The successful candidate will have:
- strong attitude towards research
- absolute team spirit
- strong experience in at least one of the following areas: data science, AI, mathematical statistics
- strong experience in either Python (Anaconda), R, Matlab, SPSS etc.
- excellent English language proficiency, both spoken and written (or at least the absolute will to gain it in a short time)

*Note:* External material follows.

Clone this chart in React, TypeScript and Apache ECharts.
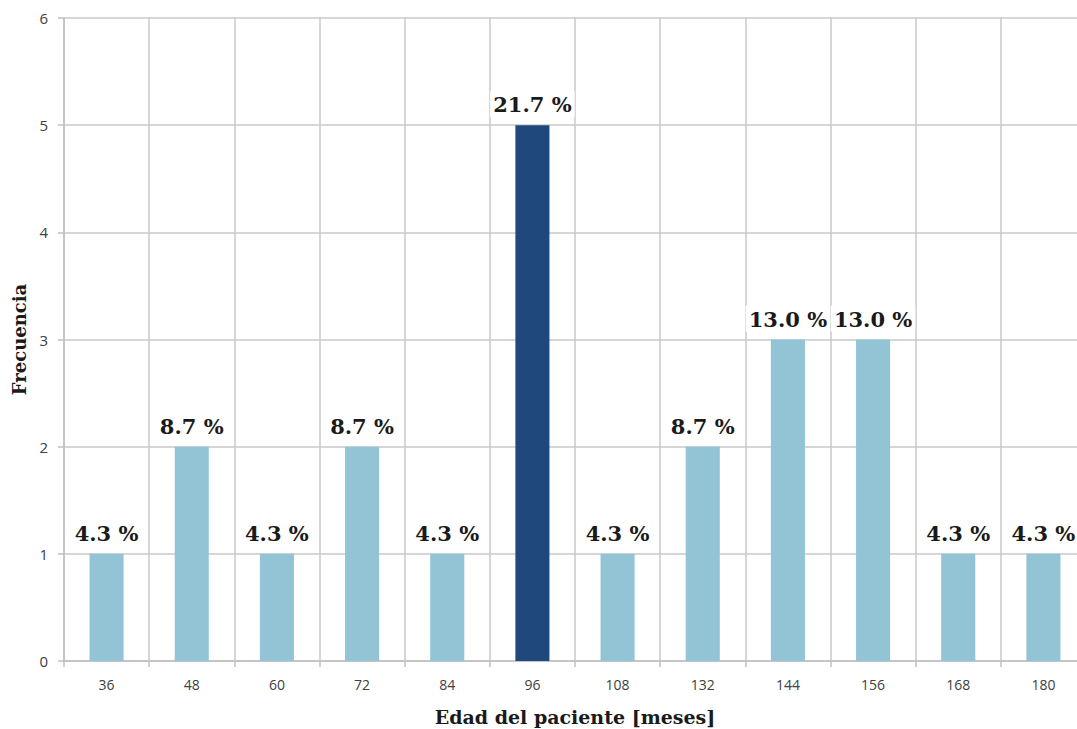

- (ideally) first experience in publishing papers for peer-reviewed conference proceedings or journals
- experience in one of the following areas is a plus: business process management, e-governance, e-government
- Inception phase: Systematic literature review (Kitchenham) with respect to the above research questions
- Contribution phase: Hybrid design science and technology acceptance model
Target scientific channels for the research outcomes are:
- Data Knowledge Engineering, Elsevier
- Information Systems, Elsevier
- Information Sciences, Elsevier
- CAiSE (Conference on Advanced Information Systems Engineering), Springer
Exploitation of the Results by the Industrial Partner
The industrial partner has the urgent need to analyze its extended CRM data (customer relationship management) including sales figures and surrounding market figures, to pro-actively manage his product portfolio. This is a classical problem that data analysists deal with. Still, the existing techniques and tool landscape are not satisfying as outlined above. The industrial partner is keen on using the techniques and tools expected from this PhD endeavor to gain deeper insights in (and significantly better predictions from) his extended CRM data.
About Elme Messer Gaas
Elme Messer Gaas AS is the leading gas company in the Baltic region. Elme Messer Gaas was founded in 1999 as a joint venture of BLRT Grupp AS (Estonia) and Messer Group (Germany), and the company operates in the field of industrial gas in the territory of the Baltic States as well as Russia and Ukraine. The company Elme Messer Gaas primarily produces and sells industrial, medical, food and specialty gases, as well as various gas equipment for the following industries: metallurgy, chemical, pharmaceutical, electronics, automotive, food and various scientific and medical institutions. Major products include oxygen, nitrogen, argon, carbon dioxide, acetylene, hydrogen, propane and helium. Today, the company employs more than 200 people. Using their scientific and technological capabilities, the company’s employees have been able to realise more than 220 investment projects that are still operational to this day. The company’s staff, using more than a century of Messer Group’s experiences and basic know-how, is continuously developing innovative solutions for the application of gas in metalworking, oil- and chemical industry, food industry and medicine.
The BLRT Grupp is one of the biggest industrial holding in the region of the Baltic Sea. Messer Group is one of the leading industrial gas companies. Messer Group operates in more than 30 countries in Europe and Asia, as well as in Peru, and comprises more than 60 operating companies. The parent company that manages the group as a whole is based in Frankfurt am Main, whilst the technical functions – logistics, development, production and application technology – are managed in Krefeld.
1 with over 1000 documents as result for SCOPUS title/abstract/keywords search with the search string „association rule“ OR „association rules“ in year 2018 alone!